Justin wanted Thanksgiving to be the time when we were altogether, possibly for the last time. And writing this, in the airport, in this well-lit crappy airport restaurant, in Houston, on my way to Philly, I’m crying. Tears are streaming down my face as I drink awful coffee with hazelnut creamer. I’m crying because all of this travel, all of this work distraction, all of the shit I’ve put in my own way, is there because I couldn’t face losing my mom. And tomorrow I’ll be holding her hand and trying to tell her everything I need her to know. I have a feeling the tears will be uncontrollable over the next ten days. But Justin also knows that our family doesn’t tie things up in a bow. We’re all emotional, we argue, we get grumpy and all being in the same space would quite possibly add a level of stress to a situation that has no room for additional emotion.
I’ve been tired, exhausted, and in a spiral of spiritual growth since I boarded the plane three weeks ago to Argentina, alone. It was bound to happen. I was bound to get bulldozed by this awful truth. That my mom isn’t ok. And that my dad needs help. My dad is fully capable of handling the physical and tactical details related to my mom’s care, but what he needs is us to support him emotionally, to help him push forward through this quicksand of uncertainty. He also needs us to help him perfect his pot brownie recipe, that’s just not something he can share with the rest of the family.
My dad is a reflection of pure love. Despite everything my parents have been through over the last forty + years, and the last few years of classic old couple bickering, my dad will not leave my mom’s side. He is truly loyal and dedicated like only a real life-partner could be. Friends, if you don’t think you could picture yourself giving up everything in your own life to care for your spouse, if you already feel trapped, get out now. Marriage is giving everything up to nurture your partner’s health and well-being, because no one else will dedicate the level of love and support that a spouse can. No one.
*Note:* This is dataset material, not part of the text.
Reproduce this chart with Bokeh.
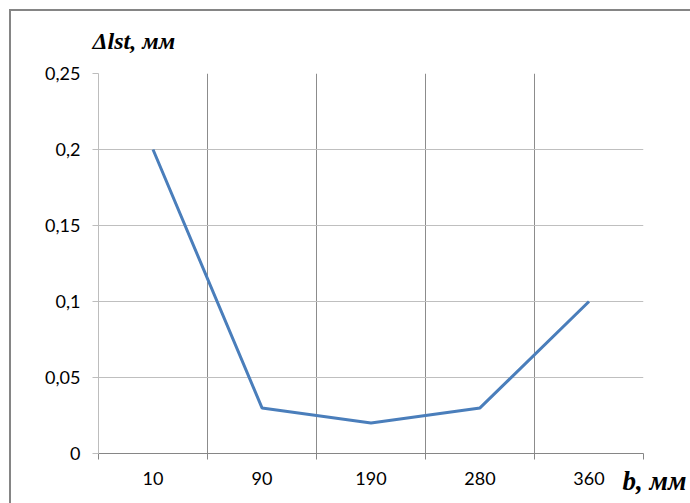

I have three dear friends who have had to dedicate this level of care and support to their spouses, all before the age of 40. I love you all for being the best humans I know, because unless you’ve been through something like this, you just can’t really know the depth of your love.
I’m stepping out of my spiritual journey, to hold my mom’s hand, to go on long runs with my dad, to cook, to clean, to organize and to face this tragedy. And this is life now. I don’t love it any less, I still see beauty and love and magic all around me (minus this horrible business man sitting next to me watching videos on his phone turned up at maximum volume). But the reason I see the world that way is because of my mom. There has never been anyone more optimistic or hopeful, no one more willing to give her time to people. Her mantra has always been, “Jame, everything happens for a reason.” Logically yes, there’s a big story behind all of this that will make sense when I sit down to write a year from now, but in this moment, it’s pretty fucking awful. Fuck this year. I’m ready to get on to 41 and for things to change.